The list of things that I should have done to prepare for a comfortable retirement is long, but today I'm writing about the few things that I did do right, not because of good planning but mostly by luck.
1. Pay off your mortgage: When I retired we had no mortgage. I had read once somewhere about the cost of mortgages and how much you can save if they are paid off early. The last time we moved we got a 15 year mortgage rather than a 30. Occasionally, when we could afford it, we paid an additional sum on the principal. Once our children graduated from college we had more disposable income and we accelerated our payments. Once our mortgage was gone, we didn’t increase our spending, but rather increased the amount we saved each month. (Well, we did spend a little more on upgraded vacations!) Owning our home allows us to maintain our lifestyle at a lower total monthly cost.
2. Pay off outstanding debts: We are debt free. If we use a credit card, we pay off the balance every month. Our cars, our boat, our toys are all paid for. When we bought our RV a few months ago, we paid cash. Even with low interest rates, there is a cost to using credit. I prefer to use that money to enhance my lifestyle rather than provide profits for a credit card company. Because we are debt free, it is easy for us to manage our monthly bills.
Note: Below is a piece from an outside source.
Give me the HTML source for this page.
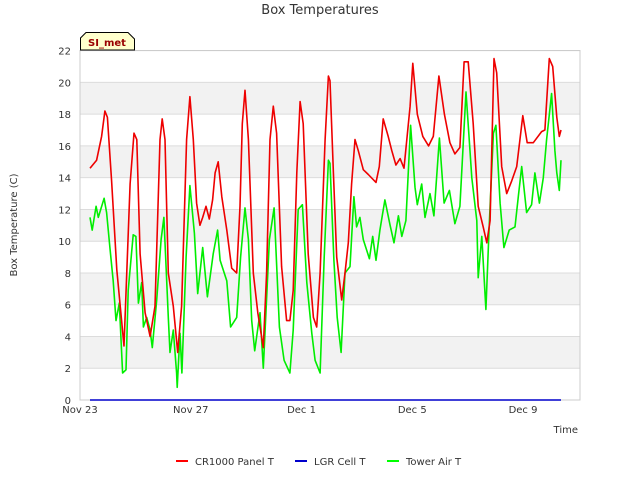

Our monthly living costs are pretty low.
3. Live below your income: We have always lived within our income. When we were first married and had entry level jobs, we lived paycheck to paycheck…but we did not rack up credit card debt. Our credit cards were really a safety net, used only in an emergency when we didn’t have money to pay for an unforeseen event. If we had to use them, we made paying off the balance a priority in our budget. We have never lived large. Once we started earning more than subsistence level salaries, we started saving. We spend less each month than we take in. We don’t buy anything until we have the money to pay for it or until our monthly income is large enough to absorb payments.
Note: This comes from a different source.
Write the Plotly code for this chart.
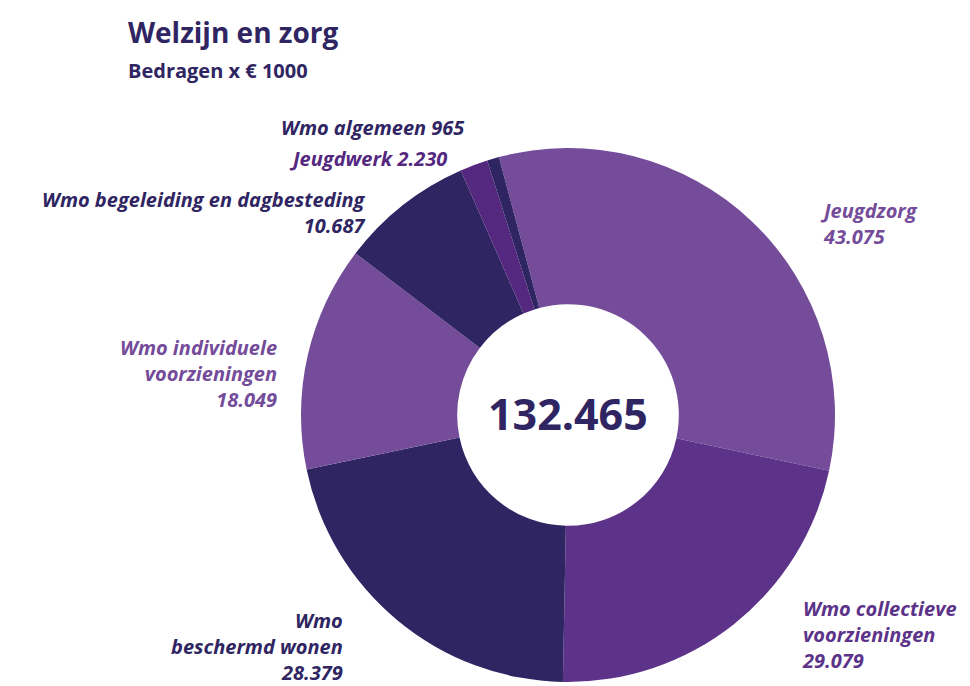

4. Try living on your retirement income before you take the plunge: My husband has not yet retired. He would like to retire in the near future. He does not have as generous a pension plan as I do, so we know his retirement will reduce our total income. Since I retired we have lived on his income only and banked my pension checks each month. This has provided us with some insights into living on a reduced income, and safely allowed us to explore if total retirement at a reduced income is comfortable for us. It has also been a good transition period for me. We have not dramatically changed our lifestyle, but I am not as free-wheeling at spending as I used to be when I worked. I know that it takes much longer to rebuild our checking account balance at our reduced monthly income level. If my husband were to retire now, we know we would have to change our spending habits to live below our income. It’s a balancing act and we’re trying to find the perfect tipping point for us.
5. Have a back-up plan for increasing income: A part-time job is a good financial safety net for retirees. I am fortunate to have a teaching license that allows me to substitute in our local schools. Because substitutes are in high demand in our area, I can work as much or as little as I like. I use the money I earn substituting to pay for vacations and flights to see my grandchildren. I substitute one or two days a week. If I don’t feel like working, I don’t have to accept a job. For me, a recluse by nature, it forces me get out of the house and interact with people…and I’ve taken quite a few vacations on the money I earned without diminishing my account balance.
6. Start saving early: When my children were toddlers I purchased US savings bonds every month by having the cost deducted automatically from our checking account. After a few months, we didn’t miss the money. Every month those bonds came in the mail, one for each of my two children and one for my husband and me, until the bank ended the program. The children used their bonds to help pay college costs and we still have our stack of bonds to use in retirement. Both my husband and I took advantage of retirement saving programs offered by our employers. It is surprising how that money has grown over the years. I do regret that we didn’t save more aggressively, but I am thankful that we took the small steps that we did.
7. Have a plan for medical insurance: I could retire early because my employer pays the majority of the cost of my and my spouse’s medical insurance until I am eligible for medicare. Cost of private insurance with my pre-existing conditions would be prohibitive. When I started working for my former employer, I didn’t pay a lot of attention to the early retirement options in my contract because retirement seemed a long way off. I was fortunate to be able to take advantage of this benefit. As you approach eligibility for retirement it is smart to review your employment contract so you know if keeping your employer's medical plan is an option.
8. Get familiar with your employer’s retirement qualifications and benefits: Many retirement benefits are being renegotiated in light of the current financial crisis. It is important to keep on top of changes. I retired before changes in actuarial tables would have reduced my benefits. A good friend of mine retired this year from the Oregon education system because a change in her negotiated contract would end her entitlement to seven years of district paid medical insurance. She decided to retire before the new provisions took effect and that allowed her to keep a benefit that is worth well over $100,000.00 to her over the next seven years.
9. Walk away: Emotionally it was difficult for me to let go of my work life, perhaps because I made the decision to retire only a month before my final day of work. I didn’t try to hang on to elements of my former life. No lunches with former coworkers and/or dropping by to say hello. After Christmas when everyone went back to work, I went to Hawaii. I wasn’t available for questions because I wasn’t at home. It helped me to make a clean break.